** TASK **
Lift out, unaltered, the lines of the material below between the line holding "Emit a Python" and the line holding "from matplotlib.patches import Rectangle", counting both.

** DATA TO USE **
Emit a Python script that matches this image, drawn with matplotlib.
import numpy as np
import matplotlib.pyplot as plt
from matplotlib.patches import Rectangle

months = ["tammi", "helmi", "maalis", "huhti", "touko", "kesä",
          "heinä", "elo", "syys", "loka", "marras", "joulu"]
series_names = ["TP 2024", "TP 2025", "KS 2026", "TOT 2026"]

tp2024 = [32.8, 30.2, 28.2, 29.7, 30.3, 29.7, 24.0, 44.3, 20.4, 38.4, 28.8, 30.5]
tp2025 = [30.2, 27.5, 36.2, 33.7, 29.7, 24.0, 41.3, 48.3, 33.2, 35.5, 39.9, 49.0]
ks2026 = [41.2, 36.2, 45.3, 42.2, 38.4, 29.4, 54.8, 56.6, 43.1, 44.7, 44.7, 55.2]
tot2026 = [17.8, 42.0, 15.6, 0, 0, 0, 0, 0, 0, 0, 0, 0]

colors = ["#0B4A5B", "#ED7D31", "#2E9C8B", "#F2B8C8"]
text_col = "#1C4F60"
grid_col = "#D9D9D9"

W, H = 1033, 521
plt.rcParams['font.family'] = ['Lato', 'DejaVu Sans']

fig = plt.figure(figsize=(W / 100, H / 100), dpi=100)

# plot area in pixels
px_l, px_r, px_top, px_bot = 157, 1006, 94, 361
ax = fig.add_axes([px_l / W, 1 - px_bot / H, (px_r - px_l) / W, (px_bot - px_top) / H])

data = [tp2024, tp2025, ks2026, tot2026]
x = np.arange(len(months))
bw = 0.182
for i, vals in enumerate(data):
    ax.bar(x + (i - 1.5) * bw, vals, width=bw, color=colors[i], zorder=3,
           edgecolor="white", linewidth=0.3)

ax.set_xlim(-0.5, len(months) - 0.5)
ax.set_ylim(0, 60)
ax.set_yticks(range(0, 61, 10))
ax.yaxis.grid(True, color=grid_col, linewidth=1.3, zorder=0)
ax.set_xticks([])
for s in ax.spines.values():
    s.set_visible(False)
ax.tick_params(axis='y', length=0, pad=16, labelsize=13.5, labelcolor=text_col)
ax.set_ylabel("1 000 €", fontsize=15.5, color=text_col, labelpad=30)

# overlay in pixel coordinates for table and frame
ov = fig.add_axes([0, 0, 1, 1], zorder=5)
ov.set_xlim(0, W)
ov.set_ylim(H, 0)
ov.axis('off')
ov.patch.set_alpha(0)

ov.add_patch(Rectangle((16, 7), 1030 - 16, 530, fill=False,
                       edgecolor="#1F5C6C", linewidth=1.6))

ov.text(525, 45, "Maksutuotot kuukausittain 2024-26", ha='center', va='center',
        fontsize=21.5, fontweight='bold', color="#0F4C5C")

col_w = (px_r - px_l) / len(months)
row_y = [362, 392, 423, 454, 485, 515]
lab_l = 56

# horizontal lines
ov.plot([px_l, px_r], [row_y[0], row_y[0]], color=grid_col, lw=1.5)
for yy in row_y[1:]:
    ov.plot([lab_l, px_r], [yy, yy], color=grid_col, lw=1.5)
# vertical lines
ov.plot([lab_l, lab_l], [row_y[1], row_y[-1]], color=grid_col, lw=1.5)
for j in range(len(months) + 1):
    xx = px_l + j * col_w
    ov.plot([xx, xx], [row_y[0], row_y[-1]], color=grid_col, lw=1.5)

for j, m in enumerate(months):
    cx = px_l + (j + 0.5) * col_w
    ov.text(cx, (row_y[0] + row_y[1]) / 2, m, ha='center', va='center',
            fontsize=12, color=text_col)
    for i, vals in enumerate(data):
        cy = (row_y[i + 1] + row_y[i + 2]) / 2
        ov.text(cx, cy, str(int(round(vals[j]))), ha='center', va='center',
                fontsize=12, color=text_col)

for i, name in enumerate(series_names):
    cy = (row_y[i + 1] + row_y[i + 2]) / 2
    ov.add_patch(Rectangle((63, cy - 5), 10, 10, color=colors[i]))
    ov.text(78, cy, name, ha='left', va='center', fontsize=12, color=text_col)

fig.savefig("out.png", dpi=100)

--

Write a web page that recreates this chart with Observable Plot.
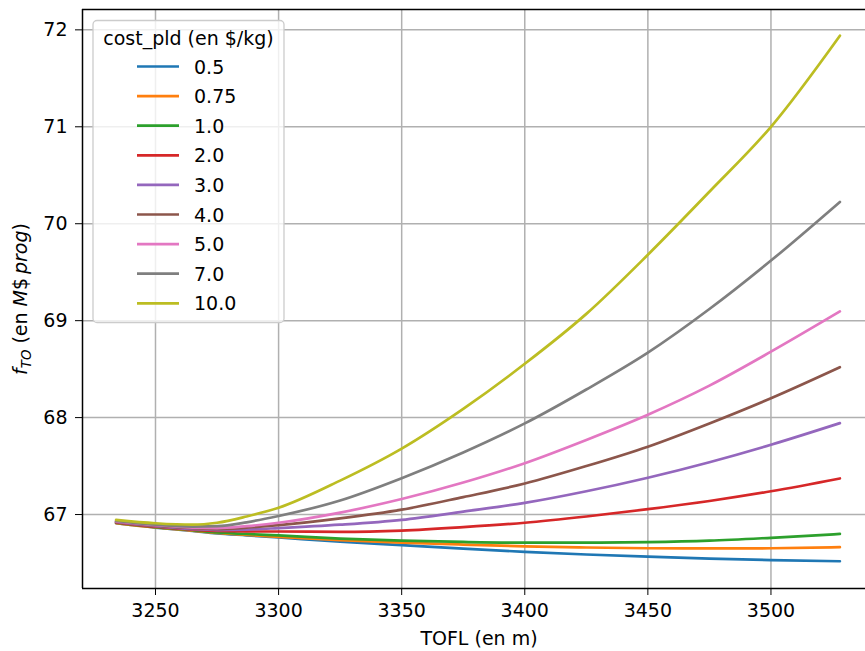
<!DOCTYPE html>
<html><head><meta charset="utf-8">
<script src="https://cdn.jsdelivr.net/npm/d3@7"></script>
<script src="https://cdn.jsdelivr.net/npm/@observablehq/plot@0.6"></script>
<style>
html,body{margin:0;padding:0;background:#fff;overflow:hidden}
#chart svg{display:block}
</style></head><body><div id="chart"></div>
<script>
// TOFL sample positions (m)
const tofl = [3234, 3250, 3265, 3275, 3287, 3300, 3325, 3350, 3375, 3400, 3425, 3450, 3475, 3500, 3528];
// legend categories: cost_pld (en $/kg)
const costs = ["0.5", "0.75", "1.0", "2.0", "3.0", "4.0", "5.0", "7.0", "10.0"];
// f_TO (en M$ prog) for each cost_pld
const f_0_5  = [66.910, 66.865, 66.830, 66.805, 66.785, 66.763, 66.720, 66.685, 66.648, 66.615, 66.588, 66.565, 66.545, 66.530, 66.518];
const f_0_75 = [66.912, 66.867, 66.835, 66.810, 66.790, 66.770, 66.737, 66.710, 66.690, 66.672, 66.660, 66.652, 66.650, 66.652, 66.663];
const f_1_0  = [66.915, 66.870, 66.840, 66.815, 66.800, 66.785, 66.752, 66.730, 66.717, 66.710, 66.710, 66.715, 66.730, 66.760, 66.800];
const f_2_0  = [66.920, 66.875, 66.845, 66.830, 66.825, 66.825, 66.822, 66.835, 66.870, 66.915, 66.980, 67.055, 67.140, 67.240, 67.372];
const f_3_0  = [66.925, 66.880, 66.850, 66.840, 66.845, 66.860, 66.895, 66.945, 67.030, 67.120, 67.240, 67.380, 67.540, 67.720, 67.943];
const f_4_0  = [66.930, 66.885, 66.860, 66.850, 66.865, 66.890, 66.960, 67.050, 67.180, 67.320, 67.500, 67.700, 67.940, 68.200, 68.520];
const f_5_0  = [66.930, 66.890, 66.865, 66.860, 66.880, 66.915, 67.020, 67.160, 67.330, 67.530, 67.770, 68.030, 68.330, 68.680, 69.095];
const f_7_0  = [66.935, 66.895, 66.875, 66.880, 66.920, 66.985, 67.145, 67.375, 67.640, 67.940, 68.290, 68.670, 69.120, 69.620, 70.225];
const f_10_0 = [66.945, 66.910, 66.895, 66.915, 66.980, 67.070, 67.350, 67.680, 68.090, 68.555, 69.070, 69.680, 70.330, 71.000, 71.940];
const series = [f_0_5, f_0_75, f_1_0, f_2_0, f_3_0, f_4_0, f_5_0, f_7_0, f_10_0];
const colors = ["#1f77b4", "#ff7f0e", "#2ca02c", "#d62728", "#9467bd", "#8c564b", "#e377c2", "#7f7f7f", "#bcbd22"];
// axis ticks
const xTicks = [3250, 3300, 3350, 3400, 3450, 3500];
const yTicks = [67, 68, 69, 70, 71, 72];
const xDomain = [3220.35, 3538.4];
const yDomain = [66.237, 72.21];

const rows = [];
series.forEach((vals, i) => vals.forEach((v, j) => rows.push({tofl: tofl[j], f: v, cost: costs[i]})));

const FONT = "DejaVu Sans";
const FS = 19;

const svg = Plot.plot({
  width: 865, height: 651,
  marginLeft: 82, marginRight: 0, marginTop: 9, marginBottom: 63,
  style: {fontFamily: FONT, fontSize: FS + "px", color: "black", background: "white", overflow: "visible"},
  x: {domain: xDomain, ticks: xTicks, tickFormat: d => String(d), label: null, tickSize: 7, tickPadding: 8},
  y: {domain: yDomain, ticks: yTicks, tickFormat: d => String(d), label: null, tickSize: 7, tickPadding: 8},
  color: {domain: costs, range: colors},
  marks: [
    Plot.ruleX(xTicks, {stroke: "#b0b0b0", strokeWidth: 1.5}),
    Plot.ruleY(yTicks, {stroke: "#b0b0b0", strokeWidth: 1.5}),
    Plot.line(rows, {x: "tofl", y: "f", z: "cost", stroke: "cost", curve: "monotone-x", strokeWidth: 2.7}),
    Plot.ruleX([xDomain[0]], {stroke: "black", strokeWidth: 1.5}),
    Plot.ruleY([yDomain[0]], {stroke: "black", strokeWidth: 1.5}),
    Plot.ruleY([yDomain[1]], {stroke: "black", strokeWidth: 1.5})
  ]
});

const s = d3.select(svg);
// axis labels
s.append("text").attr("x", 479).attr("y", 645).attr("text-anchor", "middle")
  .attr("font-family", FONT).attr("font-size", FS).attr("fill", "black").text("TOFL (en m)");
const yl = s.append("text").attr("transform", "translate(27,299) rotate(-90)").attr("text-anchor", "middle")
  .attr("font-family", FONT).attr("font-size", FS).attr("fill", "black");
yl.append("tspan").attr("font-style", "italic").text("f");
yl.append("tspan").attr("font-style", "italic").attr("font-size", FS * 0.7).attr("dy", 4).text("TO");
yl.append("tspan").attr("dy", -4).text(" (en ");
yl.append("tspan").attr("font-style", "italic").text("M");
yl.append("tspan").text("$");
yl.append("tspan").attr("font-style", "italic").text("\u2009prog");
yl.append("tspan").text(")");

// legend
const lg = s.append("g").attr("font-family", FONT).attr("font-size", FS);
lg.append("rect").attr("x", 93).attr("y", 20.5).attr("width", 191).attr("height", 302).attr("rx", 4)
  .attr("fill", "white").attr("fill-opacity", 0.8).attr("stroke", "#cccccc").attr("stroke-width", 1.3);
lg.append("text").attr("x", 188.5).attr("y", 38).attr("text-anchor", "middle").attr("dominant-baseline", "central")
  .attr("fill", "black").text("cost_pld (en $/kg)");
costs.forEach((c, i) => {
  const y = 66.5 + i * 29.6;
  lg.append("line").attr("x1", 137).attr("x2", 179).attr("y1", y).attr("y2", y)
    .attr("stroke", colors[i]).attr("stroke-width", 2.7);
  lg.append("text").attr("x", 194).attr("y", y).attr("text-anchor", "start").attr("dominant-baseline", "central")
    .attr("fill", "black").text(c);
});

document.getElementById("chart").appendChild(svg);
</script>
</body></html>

** ANSWER TO THIS PROBLEM **
Emit a Python script that matches this image, drawn with matplotlib.
import numpy as np
import matplotlib.pyplot as plt
from matplotlib.patches import Rectangle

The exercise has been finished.